Leonard Freed
“The more ambiguous a photograph is, the better. Otherwise, it would be propaganda.”
Leonard Freed Photographers are often sprinters. They capture their subject matter quickly, and then turn towards new goals. From this point of view, Leonard Freed is a long-distance runner who has pursued his projects over long periods of time. His photo documentaries took years to come to fruition. His quiet, respectful way of looking at life and people is what makes his work so fascinating, and what creates the visual power behind his poignant studies.

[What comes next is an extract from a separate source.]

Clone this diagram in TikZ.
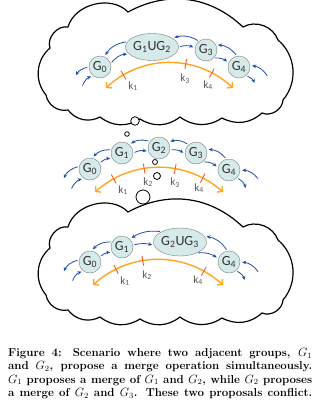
\documentclass[tikz,border=0pt]{standalone}
\usepackage{fontspec}
\newfontfamily\labelfont{Carlito}
\usetikzlibrary{arrows.meta,shapes.geometric}

\definecolor{nodefill}{RGB}{214,234,234}
\definecolor{nodeline}{RGB}{120,130,130}
\definecolor{flowblue}{RGB}{30,80,170}
\definecolor{arcorange}{RGB}{255,165,30}
\definecolor{tickred}{RGB}{255,85,30}
\definecolor{labelgray}{RGB}{85,85,85}

\tikzset{
  gnode/.style={circle, draw=nodeline, fill=nodefill, minimum size=22pt, inner sep=0pt,
    font=\labelfont\fontsize{14}{16}\selectfont, text=black!80},
  mnode/.style={ellipse, draw=nodeline, fill=nodefill, minimum width=44pt, minimum height=27pt,
    inner sep=0pt, font=\labelfont\fontsize{14}{16}\selectfont, text=black!80},
  flow/.style={draw=flowblue, line width=0.8pt, -{Stealth[length=4pt,width=3.6pt]},
    shorten <=1.5pt, shorten >=2pt},
  orangearc/.style={draw=arcorange, line width=1.4pt,
    {Straight Barb[length=3.5pt,width=8pt]}-{Straight Barb[length=3.5pt,width=8pt]}},
  tickmark/.style={draw=tickred, line width=0.9pt, sloped, rectangle, minimum height=10pt,
    minimum width=0pt, inner sep=0pt},
  klabel/.style={font=\labelfont\fontsize{11}{13}\selectfont, text=labelgray, inner sep=0pt},
  cloudline/.style={draw=black, line width=1.2pt, fill=white},
  bubble/.style={circle, draw=black, line width=0.8pt, fill=white, inner sep=0pt},
  captext/.style={inner sep=0pt, font=\fontsize{11.5}{13.3}\selectfont\bfseries}
}

% outline of one thought cloud (top one; the lower one is shifted)
\newcommand{\cloudoutline}{(46,-95) to[bend left=45] (50,-48) to[bend left=60] (68,-27)
  to[bend left=60] (128,-12) to[bend left=36] (243,-27) to[bend left=50] (278,-40)
  to[bend left=45] (283,-100) to[bend left=55] (262,-113) to[bend left=35] (222,-118)
  to[bend left=35] (180,-117) to[bend left=35] (140,-119) to[bend left=35] (100,-117)
  to[bend left=40] (68,-110) to[bend left=45] (46,-95) -- cycle}

\begin{document}
\begin{tikzpicture}[x=1pt,y=1pt]
  \useasboundingbox (0,0) rectangle (322,-400);

  % clouds
  \draw[cloudline] \cloudoutline;
  \begin{scope}[yshift=-200pt]
    \draw[cloudline] \cloudoutline;
  \end{scope}

  % thought bubbles
  \node[bubble, minimum size=8.6pt] (b1) at (135,-121) {};
  \node[bubble, minimum size=4.6pt] (b2) at (127,-134) {};
  \node[bubble, minimum size=5pt] (b3) at (155,-162) {};
  \node[bubble, minimum size=7pt] (b4) at (157,-176) {};
  \node[bubble, minimum size=14pt] (b5) at (143,-197) {};

  % top: G1 and G2 merged
  \node[gnode] (g0a) at (100,-67) {G\textsubscript{0}};
  \node[mnode] (u12) at (152,-47) {G\textsubscript{1}UG\textsubscript{2}};
  \node[gnode] (g3a) at (206,-50) {G\textsubscript{3}};
  \node[gnode] (g4a) at (239,-67) {G\textsubscript{4}};
  \coordinate (l1a) at (75,-77);  \coordinate (l2a) at (82,-87);
  \coordinate (r1a) at (268,-77); \coordinate (r2a) at (255,-85);
  \coordinate (oa1) at (106,-88); \coordinate (oa2) at (233,-88);
  \draw[flow] (u12.168) to[bend right=25] (g0a.67);
  \draw[flow] (g0a.17) to[bend left=25] (u12.197);
  \draw[flow] (g0a.180) to[bend right=25] (l1a);
  \draw[flow] (l2a) to[bend left=25] (g0a.232);
  \draw[flow] (u12.0) to[bend left=20] (g3a.170);
  \draw[flow] (g3a.129) to[bend right=25] (u12.23);
  \draw[flow] (g3a.-45) to[bend left=20] (g4a.158);
  \draw[flow] (g4a.101) to[bend right=25] (g3a.27);
  \draw[flow] (r1a) to[bend right=25] (g4a.8);
  \draw[flow] (g4a.-51) to[bend left=25] (r2a);
  \draw[orangearc] (oa1) to[bend left=43] node[tickmark, pos=0.15] {}
    node[tickmark, pos=0.62] {} node[tickmark, pos=0.82] {} (oa2);
  \node[klabel] (k1a) at (133,-86) {k\textsubscript{1}};
  \node[klabel] (k3a) at (185,-79) {k\textsubscript{3}};
  \node[klabel] (k4a) at (208,-85) {k\textsubscript{4}};

  % middle: five groups
  \node[gnode] (g0b) at (90,-169) {G\textsubscript{0}};
  \node[gnode] (g1b) at (122,-153) {G\textsubscript{1}};
  \node[gnode] (g2b) at (159,-148) {G\textsubscript{2}};
  \node[gnode] (g3b) at (196,-153) {G\textsubscript{3}};
  \node[gnode] (g4b) at (229,-170) {G\textsubscript{4}};
  \coordinate (l1b) at (63,-180);  \coordinate (l2b) at (71,-190);
  \coordinate (r1b) at (259,-180); \coordinate (r2b) at (246,-190);
  \coordinate (ob1) at (95,-192);  \coordinate (ob2) at (223,-192);
  \draw[flow] (g1b.163) to[bend right=25] (g0b.78);
  \draw[flow] (g0b.31) to[bend left=20] (g1b.209);
  \draw[flow] (g0b.166) to[bend right=25] (l1b);
  \draw[flow] (l2b) to[bend left=25] (g0b.236);
  \draw[flow] (g2b.144) to[bend right=25] (g1b.48);
  \draw[flow] (g1b.0) to[bend left=20] (g2b.200);
  \draw[flow] (g2b.-10) to[bend left=20] (g3b.185);
  \draw[flow] (g3b.132) to[bend right=25] (g2b.32);
  \draw[flow] (g3b.-52) to[bend left=20] (g4b.169);
  \draw[flow] (g4b.104) to[bend right=25] (g3b.18);
  \draw[flow] (r1b) to[bend right=25] (g4b.0);
  \draw[flow] (g4b.-45) to[bend left=25] (r2b);
  \draw[orangearc] (ob1) to[bend left=41] node[tickmark, pos=0.157] {}
    node[tickmark, pos=0.39] {} node[tickmark, pos=0.62] {}
    node[tickmark, pos=0.83] {} (ob2);
  \node[klabel] (k1b) at (123,-190) {k\textsubscript{1}};
  \node[klabel] (k2b) at (148,-182) {k\textsubscript{2}};
  \node[klabel] (k3b) at (175,-183) {k\textsubscript{3}};
  \node[klabel] (k4b) at (199,-188) {k\textsubscript{4}};

  % bottom: G2 and G3 merged
  \node[gnode] (g0c) at (90,-262) {G\textsubscript{0}};
  \node[gnode] (g1c) at (122,-247) {G\textsubscript{1}};
  \node[mnode, minimum height=28pt] (u23) at (180,-242) {G\textsubscript{2}UG\textsubscript{3}};
  \node[gnode] (g4c) at (229,-262) {G\textsubscript{4}};
  \coordinate (l1c) at (63,-273);  \coordinate (l2c) at (72,-282);
  \coordinate (r1c) at (259,-273); \coordinate (r2c) at (245,-282);
  \coordinate (oc1) at (93,-285);  \coordinate (oc2) at (223,-285);
  \draw[flow] (g1c.153) to[bend right=25] (g0c.82);
  \draw[flow] (g0c.27) to[bend left=20] (g1c.209);
  \draw[flow] (g0c.169) to[bend right=25] (l1c);
  \draw[flow] (l2c) to[bend left=25] (g0c.234);
  \draw[flow] (u23.151) to[bend right=20] (g1c.45);
  \draw[flow] (g1c.10) to[bend left=15] (u23.188);
  \draw[flow] (u23.-33) to[bend left=20] (g4c.163);
  \draw[flow] (g4c.99) to[bend right=25] (u23.13);
  \draw[flow] (r1c) to[bend right=25] (g4c.0);
  \draw[flow] (g4c.-51) to[bend left=25] (r2c);
  \draw[orangearc] (oc1) to[bend left=42] node[tickmark, pos=0.19] {}
    node[tickmark, pos=0.39] {} node[tickmark, pos=0.84] {} (oc2);
  \node[klabel] (k1c) at (125,-281) {k\textsubscript{1}};
  \node[klabel] (k2c) at (147,-275) {k\textsubscript{2}};
  \node[klabel] (k4c) at (198,-280) {k\textsubscript{4}};

  % caption
  \node[captext, anchor=north west] (cap) at (8,-348) {\parbox{304pt}{%
    \hbox to\hsize{Figure 4: Scenario where two adjacent groups, $G_1$}%
    \hbox to\hsize{and $G_2$, propose a merge operation simultaneously.}%
    \hbox to\hsize{$G_1$ proposes a merge of $G_1$ and $G_2$, while $G_2$ proposes}%
    \hbox to\hsize{a merge of $G_2$ and $G_3$. These two proposals conflict.}}};
\end{tikzpicture}
\end{document}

They document a position that can be best described as “concerned photography”. Freed’s focus is not on stars, catastrophes, or spectacular events but on everyday situations, sensitive portraits of people in their individual social contexts.
For Freed, photography was a practical tool for better understanding the world—on the one hand to find his own identity, and on the other to disentangle social interactions and structures and attain clarity. The camera was his surgical instrument: he used it not only to explore the surfaces but to probe fundamental realities. Freed photographed Hassidic Jews not because he was one himself—he was born Jewish but was not religious—but because he could have been one of them. He photographed Germans to understand their violent actions against the Jews. He photographed African Americans because they were not granted equal rights as US citizens—a situation that disturbed Freed as an American, and one he sought to understand. He photographed the New York Police as a group that had become a victim of society’s mistakes, caught in the crossfire from all sides.